___ Data segment

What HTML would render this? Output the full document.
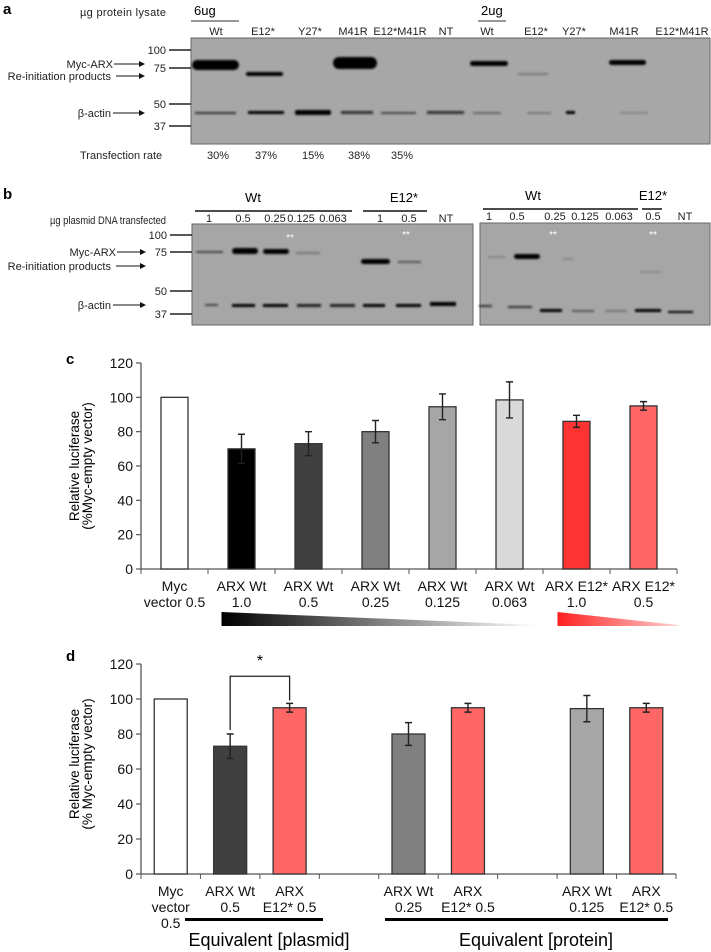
<!DOCTYPE html>
<html><head><meta charset="utf-8"><style>
html,body{margin:0;padding:0;background:#fff;}
svg{display:block;font-family:"Liberation Sans Narrow","Liberation Sans",sans-serif;}
.t{font-size:11px;fill:#222;}
.tk{font-size:14px;fill:#111;}
</style></head><body>
<svg id="fig" width="711" height="952" viewBox="0 0 711 952" xmlns="http://www.w3.org/2000/svg">
<defs>
<filter id="bl" x="-20%" y="-100%" width="140%" height="300%"><feGaussianBlur stdDeviation="1"/></filter>
<marker id="ar" markerWidth="6" markerHeight="6" refX="5" refY="3" orient="auto"><path d="M0,0 L6,3 L0,6 z" fill="#111"/></marker>
<linearGradient id="gblk" x1="0" x2="1" y1="0" y2="0"><stop offset="0" stop-color="#000"/><stop offset="1" stop-color="#fff"/></linearGradient>
<linearGradient id="gred" x1="0" x2="1" y1="0" y2="0"><stop offset="0" stop-color="#ff2020"/><stop offset="1" stop-color="#ffd0d0"/></linearGradient>
</defs>

<!-- Panel a -->
<g>
<text x="3" y="14" font-size="15" font-weight="bold" font-family="Liberation Sans">a</text>
<text class="t" x="80" y="16" textLength="86">µg protein lysate</text>
<text x="194" y="15" font-size="13">6ug</text>
<line x1="191" y1="21" x2="239" y2="21" stroke="#333" stroke-width="1"/>
<text x="481" y="15" font-size="13">2ug</text>
<line x1="478" y1="21" x2="506" y2="21" stroke="#333" stroke-width="1"/>
<g class="t" font-size="10" text-anchor="middle">
<text x="216" y="35">Wt</text><text x="263" y="35">E12*</text><text x="310" y="35">Y27*</text><text x="353" y="35">M41R</text><text x="400" y="35">E12*M41R</text><text x="446" y="35">NT</text><text x="487" y="35">Wt</text><text x="536" y="35">E12*</text><text x="574" y="35">Y27*</text><text x="624" y="35">M41R</text><text x="682" y="35">E12*M41R</text>
</g>
<rect x="191" y="38" width="519" height="106" fill="#a7a7a7" stroke="#666" stroke-width="1"/>
<g fill="#050505">
<rect x="192" y="60" width="47" height="10" rx="5" filter="url(#bl)"/>
<rect x="246" y="72" width="37" height="4" rx="2" filter="url(#bl)"/>
<rect x="333" y="57" width="44" height="12" rx="6" filter="url(#bl)"/>
<rect x="470" y="61" width="38" height="5" rx="2.5" filter="url(#bl)"/>
<rect x="518" y="73" width="30" height="2" fill="#777" filter="url(#bl)"/>
<rect x="609" y="60" width="37" height="5" rx="2.5" filter="url(#bl)"/>
<rect x="195" y="112" width="41" height="2" fill="#333" filter="url(#bl)"/>
<rect x="248" y="111" width="36" height="3" filter="url(#bl)"/>
<rect x="295" y="110" width="36" height="5" rx="2" filter="url(#bl)"/>
<rect x="341" y="111" width="32" height="3" fill="#333" filter="url(#bl)"/>
<rect x="381" y="112" width="35" height="2" fill="#444" filter="url(#bl)"/>
<rect x="427" y="111" width="37" height="3" fill="#333" filter="url(#bl)"/>
<rect x="473" y="112" width="28" height="2" fill="#666" filter="url(#bl)"/>
<rect x="527" y="112" width="24" height="2" fill="#777" filter="url(#bl)"/>
<rect x="566" y="111" width="9" height="3" filter="url(#bl)"/>
<rect x="620" y="112" width="28" height="2" fill="#888" filter="url(#bl)"/>
</g>
<g stroke="#222" stroke-width="1.5">
<line x1="169" y1="50" x2="191" y2="50"/><line x1="169" y1="68" x2="191" y2="68"/><line x1="169" y1="104" x2="191" y2="104"/><line x1="169" y1="126" x2="191" y2="126"/>
</g>
<g class="t" text-anchor="end">
<text x="166" y="54">100</text><text x="166" y="72">75</text><text x="166" y="108">50</text><text x="166" y="130">37</text>
</g>
<g class="t" text-anchor="end">
<text x="113" y="68">Myc-ARX</text><text x="111" y="80">Re-initiation products</text><text x="111" y="117">β-actin</text>
</g>
<g stroke="#111" stroke-width="1" marker-end="url(#ar)">
<line x1="114" y1="64" x2="144" y2="64"/><line x1="116" y1="76" x2="144" y2="76"/><line x1="113" y1="113" x2="144" y2="113"/>
</g>
<text class="t" x="80" y="159">Transfection rate</text>
<g class="t" text-anchor="middle">
<text x="218" y="159">30%</text><text x="266" y="159">37%</text><text x="313" y="159">15%</text><text x="359" y="159">38%</text><text x="402" y="159">35%</text>
</g>
</g>

<!-- Panel b -->
<g>
<text x="3" y="199" font-size="15" font-weight="bold" font-family="Liberation Sans">b</text>
<g font-size="13" text-anchor="middle">
<text x="253" y="202">Wt</text><text x="404" y="202">E12*</text><text x="533" y="200">Wt</text><text x="653" y="200">E12*</text>
</g>
<g stroke="#111" stroke-width="1.5">
<line x1="195" y1="211" x2="352" y2="211"/><line x1="363" y1="211" x2="427" y2="211"/><line x1="483" y1="209" x2="638" y2="209"/><line x1="642" y1="209" x2="662" y2="209"/>
</g>
<text class="t" x="50" y="224" textLength="116" lengthAdjust="spacingAndGlyphs">µg plasmid DNA transfected</text>
<g class="t" font-size="10" text-anchor="middle">
<text x="209" y="222">1</text><text x="243" y="222">0.5</text><text x="275" y="222">0.25</text><text x="301" y="222">0.125</text><text x="333" y="222">0.063</text><text x="380" y="222">1</text><text x="409" y="222">0.5</text><text x="446" y="222">NT</text>
<text x="489" y="220">1</text><text x="517" y="220">0.5</text><text x="555" y="220">0.25</text><text x="585" y="220">0.125</text><text x="619" y="220">0.063</text><text x="653" y="220">0.5</text><text x="685" y="220">NT</text>
</g>
<rect x="192" y="224" width="281" height="101" fill="#a6a6a6" stroke="#666"/>
<rect x="480" y="223" width="230" height="102" fill="#a6a6a6" stroke="#666"/>
<g fill="#050505">
<rect x="196" y="251" width="27" height="2" fill="#444" filter="url(#bl)"/>
<rect x="232" y="248" width="26" height="6" rx="3" filter="url(#bl)"/>
<rect x="263" y="249" width="26" height="5" rx="2.5" filter="url(#bl)"/>
<rect x="296" y="252" width="24" height="2" fill="#777" filter="url(#bl)"/>
<rect x="361" y="259" width="29" height="5" rx="2.5" filter="url(#bl)"/>
<rect x="398" y="261" width="23" height="2" fill="#555" filter="url(#bl)"/>
<rect x="488" y="256" width="18" height="2" fill="#888" filter="url(#bl)"/>
<rect x="514" y="254" width="26" height="5" rx="2.5" filter="url(#bl)"/>
<rect x="563" y="258" width="10" height="2" fill="#888" filter="url(#bl)"/>
<rect x="640" y="271" width="22" height="2" fill="#8a8a8a" filter="url(#bl)"/>
<rect x="205" y="304" width="13" height="2" fill="#444" filter="url(#bl)"/>
<rect x="232" y="304" width="23" height="3" filter="url(#bl)"/>
<rect x="263" y="304" width="25" height="3" filter="url(#bl)"/>
<rect x="297" y="304" width="24" height="3" fill="#222" filter="url(#bl)"/>
<rect x="330" y="304" width="25" height="3" fill="#222" filter="url(#bl)"/>
<rect x="363" y="304" width="22" height="3" filter="url(#bl)"/>
<rect x="396" y="304" width="25" height="3" filter="url(#bl)"/>
<rect x="430" y="302" width="26" height="4" filter="url(#bl)"/>
<rect x="479" y="305" width="13" height="2" fill="#333" filter="url(#bl)"/>
<rect x="508" y="306" width="24" height="2" fill="#333" filter="url(#bl)"/>
<rect x="540" y="309" width="22" height="3" filter="url(#bl)"/>
<rect x="572" y="310" width="22" height="2" fill="#555" filter="url(#bl)"/>
<rect x="605" y="310" width="22" height="2" fill="#777" filter="url(#bl)"/>
<rect x="635" y="309" width="26" height="3" filter="url(#bl)"/>
<rect x="668" y="311" width="25" height="2" filter="url(#bl)"/>
</g>
<g fill="#fff" font-size="10" text-anchor="middle">
<text x="290" y="241">**</text><text x="406" y="238">**</text><text x="553" y="238">**</text><text x="653" y="238">**</text>
</g>
<g stroke="#222" stroke-width="1.5">
<line x1="170" y1="235" x2="192" y2="235"/><line x1="170" y1="252" x2="192" y2="252"/><line x1="170" y1="291" x2="192" y2="291"/><line x1="170" y1="314" x2="192" y2="314"/>
</g>
<g class="t" text-anchor="end">
<text x="167" y="239">100</text><text x="167" y="256">75</text><text x="167" y="295">50</text><text x="167" y="318">37</text>
</g>
<g class="t" text-anchor="end">
<text x="116" y="256">Myc-ARX</text><text x="111" y="270">Re-initiation products</text><text x="111" y="309">β-actin</text>
</g>
<g stroke="#111" stroke-width="1" marker-end="url(#ar)">
<line x1="117" y1="252" x2="145" y2="252"/><line x1="116" y1="266" x2="145" y2="266"/><line x1="113" y1="305" x2="145" y2="305"/>
</g>
</g>

<g id="chartC"></g>
<g id="chartD"></g>
</svg>
<script>
const cCategories = [["Myc","vector 0.5"],["ARX Wt","1.0"],["ARX Wt","0.5"],["ARX Wt","0.25"],["ARX Wt","0.125"],["ARX Wt","0.063"],["ARX E12*","1.0"],["ARX E12*","0.5"]];
const cValues = [100, 70, 73, 80, 94.5, 98.5, 86, 95];
const cErrors = [0, 8.5, 7, 6.5, 7.5, 10.5, 3.5, 2.5];
const cColors = ["#ffffff","#000000","#404040","#808080","#a6a6a6","#d9d9d9","#ff3333","#ff6666"];
const dCategories = [["Myc","vector","0.5"],["ARX Wt","0.5"],["ARX","E12* 0.5"],null,["ARX Wt","0.25"],["ARX","E12* 0.5"],null,["ARX Wt","0.125"],["ARX","E12* 0.5"]];
const dValues = [100, 73, 95, null, 80, 95, null, 94.5, 95];
const dErrors = [0, 7, 2.5, null, 6.5, 2.5, null, 7.5, 2.5];
const dColors = ["#ffffff","#404040","#ff6666",null,"#808080","#ff6666",null,"#a6a6a6","#ff6666"];
const yTicks = [0, 20, 40, 60, 80, 100, 120];

const NS = "http://www.w3.org/2000/svg";
function mk(parent, tag, attrs, text){
  const e = document.createElementNS(NS, tag);
  for (const k in attrs) e.setAttribute(k, attrs[k]);
  if (text !== undefined) e.textContent = text;
  parent.appendChild(e);
  return e;
}
function drawChart(g, cfg){
  const {x0, x1, yTop, yBot, cats, vals, errs, cols, barW, labelY, lineH, ttl, ttlY, letter, letterY} = cfg;
  const yScale = v => yBot - (v / 120) * (yBot - yTop);
  const band = (x1 - x0) / cats.length;
  const xCenter = i => x0 + band * (i + 0.5);
  const L = mk(g, "text", {x: 66, y: letterY, "font-size": 15, "font-weight": "bold", "font-family": "Liberation Sans"}, letter);
  
  
  const ya = mk(g, "line", {x1: x0, y1: yTop, x2: x0, y2: yBot, stroke: "#555", "stroke-width": 1.3});
  
  
  yTicks.forEach(t => {
    const y = yScale(t);
    const tl = mk(g, "line", {x1: x0 - 5, y1: y, x2: x0, y2: y, stroke: "#555", "stroke-width": 1.2});
    
    
    const tx = mk(g, "text", {x: x0 - 8, y: y + 5, "text-anchor": "end", class: "tk"}, String(t));
    
    
  });
  const xa = mk(g, "line", {x1: x0, y1: yBot, x2: x1, y2: yBot, stroke: "#555", "stroke-width": 1.3});
  
  
  for (let i = 0; i <= cats.length; i++) {
    const xt = x0 + band * i;
    const tl = mk(g, "line", {x1: xt, y1: yBot, x2: xt, y2: yBot + 5, stroke: "#555", "stroke-width": 1});
    
    
  }
  cats.forEach((c, i) => {
    if (vals[i] === null) return;
    const cx = xCenter(i);
    const y = yScale(vals[i]);
    const r = mk(g, "rect", {x: cx - barW / 2, y: y, width: barW, height: yBot - y, fill: cols[i], stroke: "#333", "stroke-width": 1.3});
    
    
    if (errs[i]) {
      const yh = yScale(vals[i] + errs[i]), yl = yScale(vals[i] - errs[i]);
      const eb = mk(g, "path", {d: `M${cx},${yh}V${yl}M${cx-3.5},${yh}H${cx+3.5}M${cx-3.5},${yl}H${cx+3.5}`, stroke: "#222", "stroke-width": 1.4, fill: "none"});
      
      
    }
    c.forEach((ln, k) => {
      const t = mk(g, "text", {x: cx, y: labelY + k * lineH, "text-anchor": "middle", class: "tk"}, ln);
      
      
    });
  });
  const t1 = mk(g, "text", {x: 0, y: 0, "text-anchor": "middle", "font-size": 13.5, "font-family": "Liberation Sans", transform: `translate(79,${ttlY}) rotate(-90)`}, "Relative luciferase");
  
  
  const t2 = mk(g, "text", {x: 0, y: 0, "text-anchor": "middle", "font-size": 13.5, "font-family": "Liberation Sans", transform: `translate(92,${ttlY}) rotate(-90)`}, ttl);
  
  
  return {xCenter, yScale, band};
}
const gc = document.getElementById("chartC");
const C = drawChart(gc, {x0: 141, x1: 677, yTop: 363, yBot: 569, cats: cCategories, vals: cValues, errs: cErrors, cols: cColors, barW: 27, labelY: 591, lineH: 16, ttl: "(%Myc-empty vector)", ttlY: 466, letter: "c", letterY: 364});
const wb = mk(gc, "polygon", {points: `${C.xCenter(1)-20},612 ${C.xCenter(5)+28},625 ${C.xCenter(5)+28},626 ${C.xCenter(1)-20},626`, fill: "url(#gblk)"});


const rb = mk(gc, "polygon", {points: `${C.xCenter(6)-19},612 ${C.xCenter(7)+34},625 ${C.xCenter(7)+34},626 ${C.xCenter(6)-19},626`, fill: "url(#gred)"});



const gd = document.getElementById("chartD");
const D = drawChart(gd, {x0: 141, x1: 676, yTop: 664, yBot: 874, cats: dCategories.map(c => c || []), vals: dValues, errs: dErrors, cols: dColors, barW: 33, labelY: 896, lineH: 16, ttl: "(% Myc-empty vector)", ttlY: 764, letter: "d", letterY: 661});
const xa = D.xCenter(1), xb = D.xCenter(2);
const br = mk(gd, "path", {d: `M${xa},${D.yScale(80)-4}V${D.yScale(113)}H${xb}V${D.yScale(98)-2}`, stroke: "#222", "stroke-width": 1.3, fill: "none"});


const st = mk(gd, "text", {x: (xa + xb) / 2, y: 666, "text-anchor": "middle", "font-size": 16}, "*");


const l1 = mk(gd, "rect", {x: 185, y: 918, width: 138, height: 3, fill: "#000"});


const l2 = mk(gd, "rect", {x: 385, y: 918, width: 283, height: 3, fill: "#000"});


const e1 = mk(gd, "text", {x: 269, y: 946, "text-anchor": "middle", "font-size": 18}, "Equivalent [plasmid]");


const e2 = mk(gd, "text", {x: 536, y: 946, "text-anchor": "middle", "font-size": 18}, "Equivalent [protein]");


</script>
</body></html>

______

Only lines with the word "document" should be collected from the material.

*Expected output*.
What HTML would render this? Output the full document.
  const e = document.createElementNS(NS, tag);
const gc = document.getElementById("chartC");
const gd = document.getElementById("chartD");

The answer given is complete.